Not surprisingly, mainstream outlets focused on Phair’s frank expressions of sexuality. Arnold points out that the fourth song on both Main Street and Guyville feature the word “cunt,” but whereas almost every review of Guyville mentions the word in Phair’s mouth, you won’t find any press on Jagger’s usage. In the indie rock world, the level of attention Phair drew in the press—she appeared on the cover of Rolling Stone—along with accolades from cherished venues like The Village Voice, where Phair became the second woman to top their Pazz & Jop Award (the first being Joni Mitchell all the way back in 1974), made her the target of intense criticism.

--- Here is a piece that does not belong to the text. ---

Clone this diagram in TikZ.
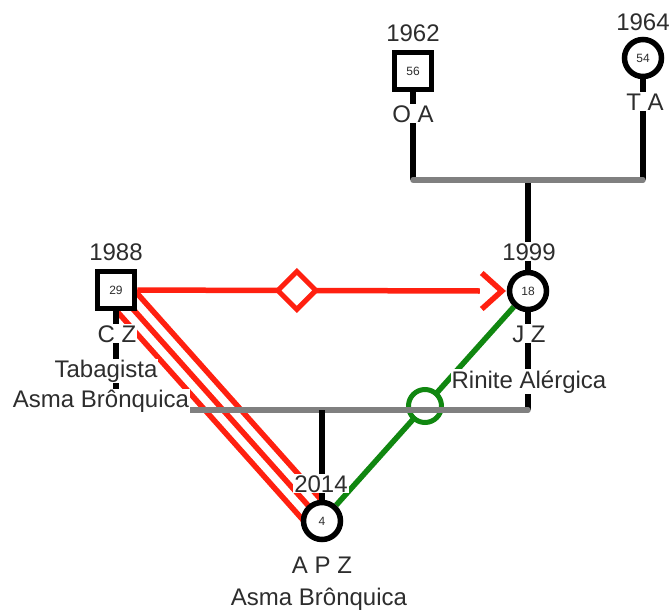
\documentclass[tikz,border=0pt]{standalone}
\usepackage{fontspec}
\setmainfont{Liberation Sans}
\usetikzlibrary{calc,shapes.geometric}
\definecolor{linkred}{RGB}{255,32,16}
\definecolor{linkgreen}{RGB}{16,135,16}
\definecolor{bargrey}{RGB}{128,128,128}
\definecolor{inkgrey}{RGB}{45,45,45}
\pgfdeclarelayer{links}
\pgfsetlayers{links,main}
\begin{document}
\begin{tikzpicture}[x=1pt,y=-1pt,
  person/.style={draw=black,line width=5.5pt,fill=white,inner sep=0pt,
    minimum size=37pt,font=\fontsize{12}{12}\selectfont,text=inkgrey},
  male/.style={person,rectangle},
  female/.style={person,circle},
  lbl/.style={fill=white,inner sep=1pt,anchor=base,
    font=\fontsize{24}{24}\selectfont,text=inkgrey},
  kin/.style={draw=black,line width=5.5pt},
  bar/.style={draw=bargrey,line width=5.5pt,line cap=round},
  conflict/.style={draw=linkred,line width=5.5pt},
  bond/.style={draw=linkgreen,line width=5.5pt},
  ring/.style={circle,draw=linkgreen,line width=5pt,fill=white,
    inner sep=0pt,minimum size=33pt},
  marker/.style={diamond,draw=linkred,line width=5pt,fill=white,
    inner sep=0pt,minimum size=40pt},
]
\useasboundingbox (0,0) rectangle (672,613);

% people
\node[male]   (oa)  at (413,71)  {56};
\node[female] (ta)  at (643,58)  {54};
\node[male]   (cz)  at (116,290) {29};
\node[female] (jz)  at (528,291) {18};
\node[female] (apz) at (322,521) {4};

% junction points of the family bars
\coordinate (ub) at (528,180);
\coordinate (cb) at (322,410);

\begin{pgfonlayer}{links}
  % hostile relation C Z -- A P Z
  \foreach \s in {-13.5pt,0pt,13.5pt}
    \draw[conflict] ($(cz)!\s!90:(apz)$) -- ($(apz)!\s!-90:(cz)$);
  % close relation J Z -- A P Z
  \draw[bond] (jz) -- (apz);
  \node[ring] (gr) at ($(jz)!0.5!(apz)$) {};
  % family lines
  \draw[kin] (oa) -- (oa |- ub);
  \draw[kin] (ta) -- (ta |- ub);
  \draw[kin] (ub) -- (jz);
  \draw[bar] (oa |- ub) -- (ta |- ub);
  \draw[kin] (cz) -- (cz |- cb);
  \draw[kin] (jz) -- (jz |- cb);
  \draw[bar] (cz |- cb) -- (jz |- cb);
  \draw[kin] (cb) -- (apz);
  % directed relation C Z -> J Z
  \draw[conflict] (cz) -- ($(jz.west)+(-27,0)$);
  \draw[conflict,line join=miter] ($(jz.west)+(-25,-18)$) -- ($(jz.west)+(-5,0)$)
    -- ($(jz.west)+(-25,18)$);
\end{pgfonlayer}
\node[marker] (dm) at ($(cz)!0.439!(jz)$) {};

% labels
\node[lbl] (yOA)  at (413,41)  {1962};
\node[lbl] (nOA)  at (413,122) {O A};
\node[lbl] (yTA)  at (643,30)  {1964};
\node[lbl] (nTA)  at (645,110) {T A};
\node[lbl] (yCZ)  at (116,260) {1988};
\node[lbl] (nCZ)  at (117,342) {C Z};
\node[lbl] (tCZa) at (106,377) {Tabagista};
\node[lbl,text depth=5pt] (tCZb) at (101,407) {Asma Brônquica};
\node[lbl] (yJZ)  at (529,260) {1999};
\node[lbl] (nJZ)  at (529,342) {J Z};
\node[lbl] (tJZ)  at (529,388) {Rinite Alérgica};
\node[lbl] (yAPZ) at (321,492) {2014};
\node[lbl] (nAPZ) at (322,573) {A P Z};
\node[lbl] (tAPZ) at (319,605) {Asma Brônquica};
\end{tikzpicture}
\end{document}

Musicians and fanzine writers trashed her artistry and claimed that Phair slept her way to success. In a public rant to the Chicago Reader, the record producer Steve Albini, famous for his work with Pixies, PJ Harvey, and Nirvana, as well as in his own band Big Black, criticized Phair for being “unrooted in substance” and “a fucking chore to listen to.” Arnold tells us that his sentiments were widely echoed. That Guyville brought Phair “more notoriety than record sales,” and was left to wallow in obscurity “says more about Guyville and the world of indie rock than it does about Liz Phair as an artist.”
Arnold’s book puts Phair in her proper place as the patron saint of fuck you. Because, in the end, Phair had the last laugh. Guyville is no more. It has been laid waste, in part, by the corporate interests that poached and commodified indie rock’s talent (Phair included), and finally blasted into oblivion by technology. These days, there are few musical purists who only listen to one style. But there are more critics, as anyone with a Facebook profile or Twitter feed can pontificate about their favorite artists. The critic, like those denizens of Guyville, no longer needs to impress us with her encyclopedic knowledge of a musical act, or lay forth great truths and judgments for us to accept without question. Rather, she can engage in a more lyrical form of storytelling, picking apart at the edges of a work of art, and letting biography and theory bubble forth as need be, in order to reveal a particular, individual relationship. In this way, Arnold’s book not only documents a lost world. By presenting an engaging and enlightening example of criticism in the post-critical age, it also points a way forward.